#### STATED TASK:
Retype the opening lines of the listing below, ending with the line that contains "import plotly.graph_objects as go", and leave out any pictures.

#### DATA SEGMENT:
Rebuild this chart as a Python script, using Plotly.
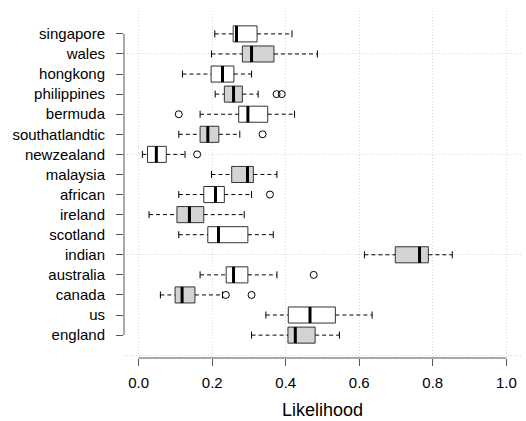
import plotly.graph_objects as go

categories = ["england", "us", "canada", "australia", "indian", "scotland", "ireland",
              "african", "malaysia", "newzealand", "southatlandtic", "bermuda",
              "philippines", "hongkong", "wales", "singapore"]
lower = [0.307, 0.346, 0.059, 0.167, 0.614, 0.109, 0.028, 0.109, 0.198, 0.010, 0.109, 0.167, 0.208, 0.119, 0.198, 0.207]
q1 = [0.406, 0.407, 0.099, 0.238, 0.698, 0.188, 0.104, 0.177, 0.253, 0.024, 0.167, 0.272, 0.233, 0.197, 0.282, 0.257]
median = [0.426, 0.466, 0.118, 0.258, 0.764, 0.217, 0.138, 0.209, 0.296, 0.048, 0.188, 0.297, 0.258, 0.228, 0.307, 0.266]
q3 = [0.480, 0.535, 0.153, 0.297, 0.788, 0.297, 0.177, 0.233, 0.312, 0.075, 0.218, 0.351, 0.282, 0.259, 0.368, 0.322]
upper = [0.546, 0.635, 0.228, 0.376, 0.853, 0.366, 0.287, 0.307, 0.376, 0.126, 0.275, 0.424, 0.325, 0.307, 0.486, 0.417]
outlier_cat = ["canada", "canada", "australia", "african", "newzealand", "southatlandtic", "bermuda", "philippines", "philippines"]
outlier_val = [0.237, 0.307, 0.476, 0.357, 0.159, 0.337, 0.109, 0.375, 0.389]
x_ticks = [0.0, 0.2, 0.4, 0.6, 0.8, 1.0]
x_labels = ["0.0", "0.2", "0.4", "0.6", "0.8", "1.0"]

FONT = "Liberation Sans, Arial, sans-serif"
pos = list(range(1, len(categories) + 1))
BW = 0.8
ST = 0.35
edge = "#333333"
GRID = "#D9D9D9"

fig = go.Figure()

# boxes
for i, c in enumerate(categories):
    fig.add_trace(go.Box(
        y=[pos[i]], q1=[q1[i]], median=[median[i]], q3=[q3[i]],
        lowerfence=[q1[i]], upperfence=[q3[i]], orientation="h",
        width=BW, whiskerwidth=0,
        fillcolor="#D3D3D3" if i % 2 == 0 else "white",
        line=dict(color=edge, width=1), hoverinfo="skip", showlegend=False))

# dashed whiskers
wx, wy = [], []
for i in range(len(categories)):
    wx += [lower[i], q1[i], None, q3[i], upper[i], None]
    wy += [pos[i], pos[i], None, pos[i], pos[i], None]
fig.add_trace(go.Scatter(x=wx, y=wy, mode="lines", line=dict(color="black", width=1, dash="4px,3px"),
                         hoverinfo="skip", showlegend=False))

# staples
sx, sy = [], []
for i in range(len(categories)):
    for v in (lower[i], upper[i]):
        sx += [v, v, None]
        sy += [pos[i] - ST / 2, pos[i] + ST / 2, None]
fig.add_trace(go.Scatter(x=sx, y=sy, mode="lines", line=dict(color="black", width=1),
                         hoverinfo="skip", showlegend=False))

# medians
mx, my = [], []
for i in range(len(categories)):
    mx += [median[i], median[i], None]
    my += [pos[i] - BW / 2, pos[i] + BW / 2, None]
fig.add_trace(go.Scatter(x=mx, y=my, mode="lines", line=dict(color="black", width=3),
                         hoverinfo="skip", showlegend=False))

# outliers
fig.add_trace(go.Scatter(x=outlier_val, y=[pos[categories.index(c)] for c in outlier_cat],
                         mode="markers",
                         marker=dict(symbol="circle-open", size=7, color="black", line=dict(width=1)),
                         hoverinfo="skip", showlegend=False))

# axis lines (R style, spanning only tick range)
fig.add_shape(type="line", xref="x", yref="paper", x0=x_ticks[0], x1=x_ticks[-1], y0=0, y1=0,
              line=dict(color="#555555", width=1))
fig.add_shape(type="line", xref="paper", yref="y", x0=0, x1=0, y0=pos[0], y1=pos[-1],
              line=dict(color="#555555", width=1))

fig.update_layout(
    width=526, height=421,
    margin=dict(l=124, r=5, t=11, b=63, autoexpand=False),
    paper_bgcolor="white", plot_bgcolor="white",
    font=dict(family=FONT, size=15, color="black"),
    showlegend=False,
    xaxis=dict(range=[-0.04, 1.04], tickvals=x_ticks, ticktext=x_labels,
               ticks="outside", ticklen=7, tickcolor="#555555", showline=False, zeroline=False,
               showgrid=True, gridcolor=GRID, griddash="1px,2px", gridwidth=1,
               title=dict(text="Likelihood", font=dict(size=18), standoff=13),
               ticklabelstandoff=4, automargin=False),
    yaxis=dict(range=[-0.14, 17.14], tickvals=pos, ticktext=categories,
               ticks="outside", ticklen=7, tickcolor="#555555", showline=False, zeroline=False,
               showgrid=False, ticklabelstandoff=8, automargin=False,
               minor=dict(tickvals=[0, 5, 10, 15], showgrid=True, gridcolor=GRID,
                          griddash="1px,2px", gridwidth=1, ticks="")),
)

fig.write_html("out.html", config={"displayModeBar": False},
               post_script="document.body.style.margin='0px';")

#### CORRECT ANSWER:
Rebuild this chart as a Python script, using Plotly.
import plotly.graph_objects as go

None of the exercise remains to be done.